[Raw records]
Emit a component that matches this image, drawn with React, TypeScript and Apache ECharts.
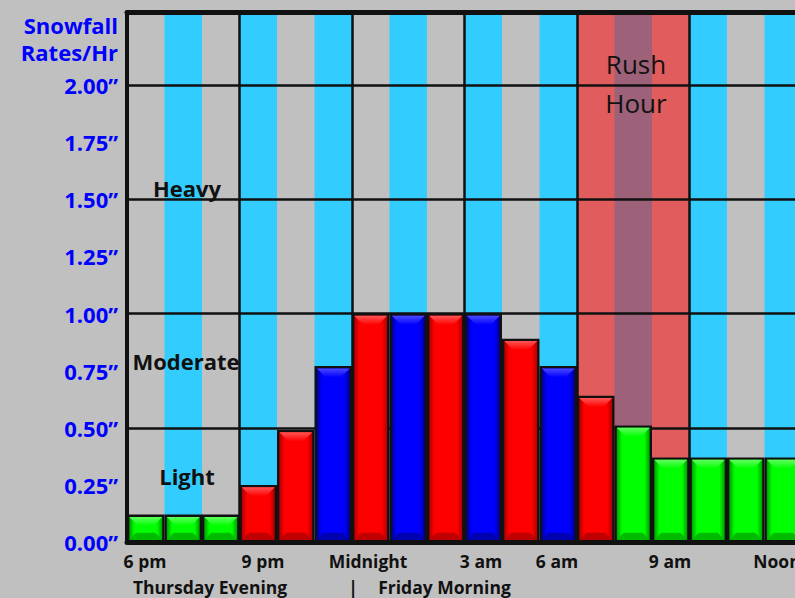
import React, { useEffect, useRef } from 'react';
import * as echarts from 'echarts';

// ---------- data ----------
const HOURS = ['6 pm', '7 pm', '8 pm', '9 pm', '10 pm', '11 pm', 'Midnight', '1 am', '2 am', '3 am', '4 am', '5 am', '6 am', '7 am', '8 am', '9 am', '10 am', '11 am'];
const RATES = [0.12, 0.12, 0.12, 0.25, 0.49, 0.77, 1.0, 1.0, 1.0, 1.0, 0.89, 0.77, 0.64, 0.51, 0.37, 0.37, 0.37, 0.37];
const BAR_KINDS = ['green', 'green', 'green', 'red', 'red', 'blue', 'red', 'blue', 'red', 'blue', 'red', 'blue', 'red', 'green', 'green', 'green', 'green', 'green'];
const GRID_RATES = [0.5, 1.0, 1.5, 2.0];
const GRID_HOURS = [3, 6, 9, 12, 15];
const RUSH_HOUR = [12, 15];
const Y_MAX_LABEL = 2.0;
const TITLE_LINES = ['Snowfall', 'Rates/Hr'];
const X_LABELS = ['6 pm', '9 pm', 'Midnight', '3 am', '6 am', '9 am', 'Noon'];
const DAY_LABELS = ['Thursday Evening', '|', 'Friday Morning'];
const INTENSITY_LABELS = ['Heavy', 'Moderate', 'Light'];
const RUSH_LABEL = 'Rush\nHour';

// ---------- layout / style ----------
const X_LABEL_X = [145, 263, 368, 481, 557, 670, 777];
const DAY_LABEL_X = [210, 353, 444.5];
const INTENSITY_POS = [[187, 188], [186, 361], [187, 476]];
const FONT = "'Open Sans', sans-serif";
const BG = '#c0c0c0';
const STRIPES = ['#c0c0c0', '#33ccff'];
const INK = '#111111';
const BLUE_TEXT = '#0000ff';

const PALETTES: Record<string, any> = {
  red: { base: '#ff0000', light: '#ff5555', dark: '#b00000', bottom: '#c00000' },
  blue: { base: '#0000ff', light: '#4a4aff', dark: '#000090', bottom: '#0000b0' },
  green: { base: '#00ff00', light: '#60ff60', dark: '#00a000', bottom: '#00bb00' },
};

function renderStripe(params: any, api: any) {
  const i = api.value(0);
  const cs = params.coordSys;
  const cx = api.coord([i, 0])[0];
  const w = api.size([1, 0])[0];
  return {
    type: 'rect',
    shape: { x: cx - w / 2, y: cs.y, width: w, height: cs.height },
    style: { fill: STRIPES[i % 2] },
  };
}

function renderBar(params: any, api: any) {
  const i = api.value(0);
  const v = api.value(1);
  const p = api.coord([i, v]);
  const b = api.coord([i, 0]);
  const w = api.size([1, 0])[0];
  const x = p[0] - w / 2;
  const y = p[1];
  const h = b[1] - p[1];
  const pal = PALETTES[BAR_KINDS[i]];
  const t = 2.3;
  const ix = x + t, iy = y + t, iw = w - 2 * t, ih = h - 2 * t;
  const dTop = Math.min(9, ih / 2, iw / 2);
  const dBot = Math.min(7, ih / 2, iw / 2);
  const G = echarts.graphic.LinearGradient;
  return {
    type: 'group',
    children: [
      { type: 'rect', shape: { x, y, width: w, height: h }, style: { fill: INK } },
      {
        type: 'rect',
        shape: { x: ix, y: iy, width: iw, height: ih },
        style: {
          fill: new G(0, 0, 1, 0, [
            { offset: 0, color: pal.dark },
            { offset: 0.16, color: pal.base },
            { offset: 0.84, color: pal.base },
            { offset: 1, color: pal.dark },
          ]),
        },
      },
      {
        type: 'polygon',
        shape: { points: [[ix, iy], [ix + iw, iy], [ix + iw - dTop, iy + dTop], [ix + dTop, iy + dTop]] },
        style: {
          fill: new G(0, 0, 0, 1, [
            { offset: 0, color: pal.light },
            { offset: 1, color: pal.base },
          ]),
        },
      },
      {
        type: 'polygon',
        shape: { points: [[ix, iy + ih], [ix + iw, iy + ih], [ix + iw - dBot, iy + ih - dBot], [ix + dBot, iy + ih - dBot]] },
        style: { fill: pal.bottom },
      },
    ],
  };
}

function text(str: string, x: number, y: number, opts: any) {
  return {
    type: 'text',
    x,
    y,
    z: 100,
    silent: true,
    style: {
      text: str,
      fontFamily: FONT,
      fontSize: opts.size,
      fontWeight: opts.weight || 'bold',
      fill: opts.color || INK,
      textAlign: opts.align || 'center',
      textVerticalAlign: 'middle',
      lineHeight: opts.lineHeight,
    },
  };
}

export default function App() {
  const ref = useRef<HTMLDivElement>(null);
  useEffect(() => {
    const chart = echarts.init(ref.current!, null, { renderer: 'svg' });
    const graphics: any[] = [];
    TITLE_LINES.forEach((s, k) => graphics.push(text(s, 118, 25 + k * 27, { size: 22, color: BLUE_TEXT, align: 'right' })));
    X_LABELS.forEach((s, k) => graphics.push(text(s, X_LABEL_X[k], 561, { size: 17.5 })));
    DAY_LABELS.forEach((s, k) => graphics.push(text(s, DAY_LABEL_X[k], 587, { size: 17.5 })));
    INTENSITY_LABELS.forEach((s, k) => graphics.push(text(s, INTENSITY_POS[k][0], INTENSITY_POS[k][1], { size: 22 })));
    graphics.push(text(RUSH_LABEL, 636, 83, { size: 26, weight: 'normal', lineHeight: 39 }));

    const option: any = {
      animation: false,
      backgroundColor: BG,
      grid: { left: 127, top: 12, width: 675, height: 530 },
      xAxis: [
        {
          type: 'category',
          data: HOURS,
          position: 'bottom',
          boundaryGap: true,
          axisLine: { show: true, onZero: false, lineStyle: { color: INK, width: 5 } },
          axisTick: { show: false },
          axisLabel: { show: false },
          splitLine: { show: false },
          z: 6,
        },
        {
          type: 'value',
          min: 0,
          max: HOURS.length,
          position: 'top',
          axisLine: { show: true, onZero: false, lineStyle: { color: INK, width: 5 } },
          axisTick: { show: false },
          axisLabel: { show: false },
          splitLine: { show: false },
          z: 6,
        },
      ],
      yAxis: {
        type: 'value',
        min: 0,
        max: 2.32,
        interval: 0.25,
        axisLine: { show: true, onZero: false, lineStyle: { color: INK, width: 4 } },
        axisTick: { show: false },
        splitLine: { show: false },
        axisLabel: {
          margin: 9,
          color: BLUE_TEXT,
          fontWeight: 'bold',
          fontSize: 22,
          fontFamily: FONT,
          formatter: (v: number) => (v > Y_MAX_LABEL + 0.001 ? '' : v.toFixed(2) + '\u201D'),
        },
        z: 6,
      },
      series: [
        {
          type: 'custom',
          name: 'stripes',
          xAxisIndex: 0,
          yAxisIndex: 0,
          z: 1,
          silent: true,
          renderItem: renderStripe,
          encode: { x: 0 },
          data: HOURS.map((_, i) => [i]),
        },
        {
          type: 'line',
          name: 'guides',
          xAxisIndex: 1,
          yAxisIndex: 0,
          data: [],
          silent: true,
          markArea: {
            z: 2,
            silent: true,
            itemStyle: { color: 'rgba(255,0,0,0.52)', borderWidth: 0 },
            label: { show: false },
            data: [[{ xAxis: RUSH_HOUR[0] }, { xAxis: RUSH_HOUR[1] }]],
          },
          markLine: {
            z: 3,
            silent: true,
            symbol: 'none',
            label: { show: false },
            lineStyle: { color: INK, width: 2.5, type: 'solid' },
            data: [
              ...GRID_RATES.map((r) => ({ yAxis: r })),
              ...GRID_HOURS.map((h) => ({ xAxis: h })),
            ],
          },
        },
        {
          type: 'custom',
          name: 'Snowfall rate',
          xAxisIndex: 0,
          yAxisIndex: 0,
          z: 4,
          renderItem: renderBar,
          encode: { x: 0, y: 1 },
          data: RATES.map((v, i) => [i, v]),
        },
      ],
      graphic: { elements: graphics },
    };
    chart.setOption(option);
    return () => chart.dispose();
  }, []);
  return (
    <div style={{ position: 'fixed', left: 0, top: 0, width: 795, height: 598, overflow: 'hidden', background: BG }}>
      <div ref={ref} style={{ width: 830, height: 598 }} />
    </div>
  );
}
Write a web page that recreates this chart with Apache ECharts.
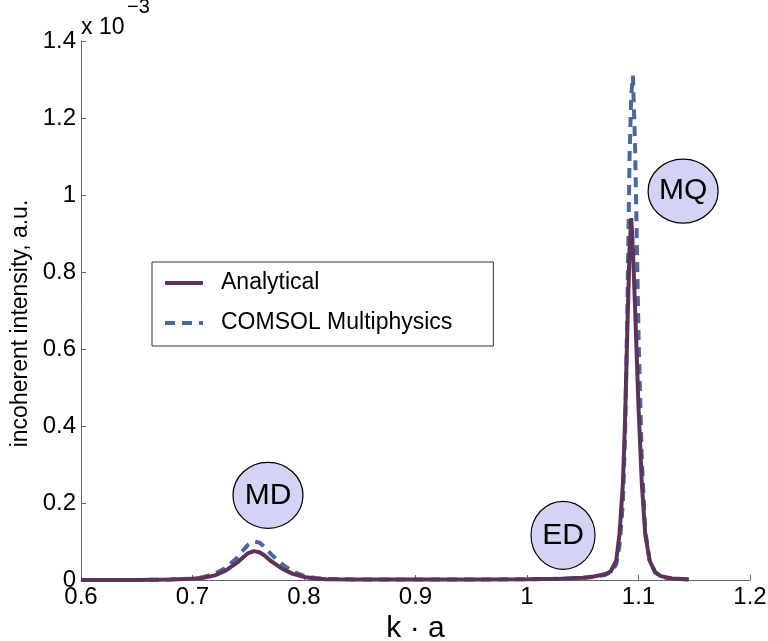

* Written request:
Take the records from their first line through the line containing "import * as echarts from 'echarts';" and please return exactly those lines, both ends included, minus the pictures.

* Result of the exercise:
Emit a component that matches this image, drawn with React, TypeScript and Apache ECharts.
import React, { useEffect, useRef } from 'react';
import * as echarts from 'echarts';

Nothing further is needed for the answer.